Prime Timers: A New Age for Activism

From authors and actors to artists and activists, these 25 LGBT prime timers are still on the front lines in the battle for equality and show no signs of slowing down anytime soon.

BY Advocate.com Editors

August 27 2013 7:00 AM ET

George Takei, 76, Actor
George Hosato Takei may be best known for his role as Hikaru Sulu on Star Trek, but since publicly coming out of the closet in 2005, the former helmsman of the starship Enterprise has helped plot a course for LGBT equality around the world. Shortly after revealing that he's gay, Takei immediately began aggressively battling LGBT stereotypes and using his celebrity as an iconic science fiction actor to raise awareness of the struggles facing our community. "[LGBT people] are masculine, we are feminine, we are caring, we are abusive,” he said in a 2005 interview with Howard Stern. “We are just like straight people, in terms of our outward appearance and our behavior. The only difference is that we are oriented to people of our own gender."

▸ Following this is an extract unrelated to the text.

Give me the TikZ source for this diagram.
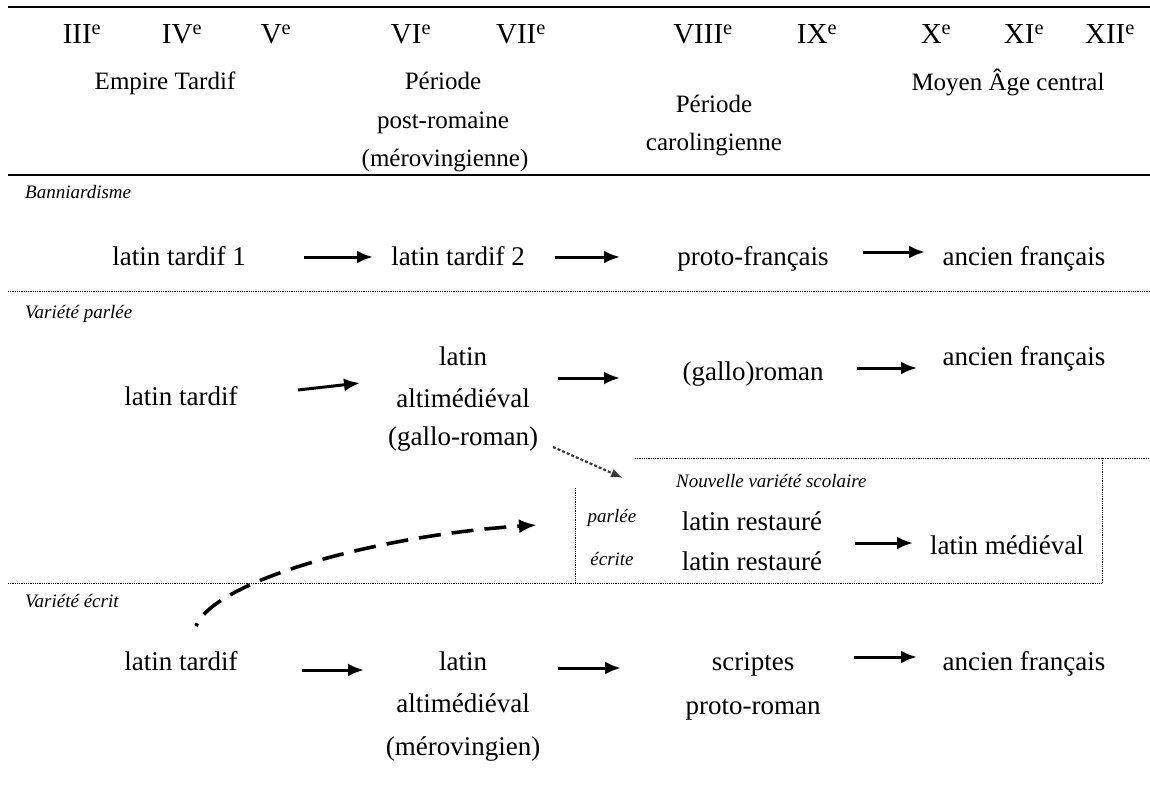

In 2006, Takei took his mission on the road and embarked on a nationwide tour, “Equality Trek,” where he shared stories from his life as a gay Japanese-American, his long-term relationship with Brad Altman (whom he married in 2008), and his experience as a part of the Star Trek legacy.

Since then, Takei has been a tireless advocate for the LGBT community, speaking out on political issues, marching in Pride parades, and aligning with several organizations, including the Human Rights Campaign, where he serves as a spokesman. In recent years he has also become a social media juggernaut with millions of followers who hungrily devour his unique mix of social commentary, comedic videos, and wacky internet memes. The popularity of his online presence prompted the 76-year-old actor-activist to write a book about his experience in the digital frontier, Oh Myyy! (There Goes The Internet), where he spills his secrets on everything from making memes memorable to taming trolls.

 

Gene Robinson, 66, Clergyman
Gene Robinson made history in 2003 when he became the first openly gay man in the Episcopal Church to be elected a bishop. Controversy and death threats followed, with conservatives claiming Robinson’s election would only cause a divide between the Episcopal Church and its worldwide body, the Anglican Communion. Still, Robinson did not back away from his calling and bravely continued in his service of the church, taking the appropriate precautions, which included wearing a bulletproof vest at events and increased security at his consecration.

Since then Robinson has become a heroic figure and household name among LGBT people, who felt his election signaled the evolution of the church’s attitude toward them. Robinson’s work and visibility as gay bishop led Out magazine to include him in the publication’s 2009 Power 50 list.

Though he retired in January of this year, Robinson continues to use his voice to support LGBT equality and continues to work on bridging the gap between religious bodies and the LGBT community.

 

Alice Walker, 69, Writer and Activist
Writer Alice Walker is perhaps best known for The Color Purple, a Pulitzer Prize-winning novel whose main character, a young black woman living in the early-20th-century American South, grapples with racism as well as violence within her own community. The story hits close to home for Walker, who, as the youngest daughter of a poor African-American sharecropper in Georgia, witnessed the myriad injustices of the Jim Crow era and heard stories of the horrors of slavery, passed down in her family through oral tradition. Thanks to Walker’s intelligence and to the perseverance of her mother, she was able to receive a full-tuition scholarship to Spelman College. Later, she graduated from Sarah Lawrence College in New York, bringing her opportunities to record the essence of these inherited stories into print, including an editorial position at Ms. magazine.

As reflected in her writing, Walker is a lifelong activist. From her participation in the U.S. civil rights movement to her protests of the Gaza war to her recent advocacy for Chelsea Manning, the gay soldier who gave classified information to WikiLeaks, the feminist and poet has established herself as one of the country’s most prominent voices for minority groups. Now 69, the bisexual author continues to be prolific in her written work as well, having recently published a collection of essays, The Cushion in the Road: Meditation and Wandering as the Whole World Awakens to Being in Harm's Way, and a book of poetry, The World Will Follow Joy: Turning Madness Into Flowers. A documentary on her life, Alice Walker: Beauty in Truth, by lesbian filmmaker Pratibha Parmar, was released this year. Featuring interviews with Walker as well as friend and contemporaries — including Angela Davis, Danny Glover, Sapphire, and Steven Spielberg, who adapted The Color Purple into an Academy Award-nominated film — Beauty in Truth chronicles Walker’s life, the lovers and partners who influenced her, and her rise to become one of America's most revered and controversial literary lionesses.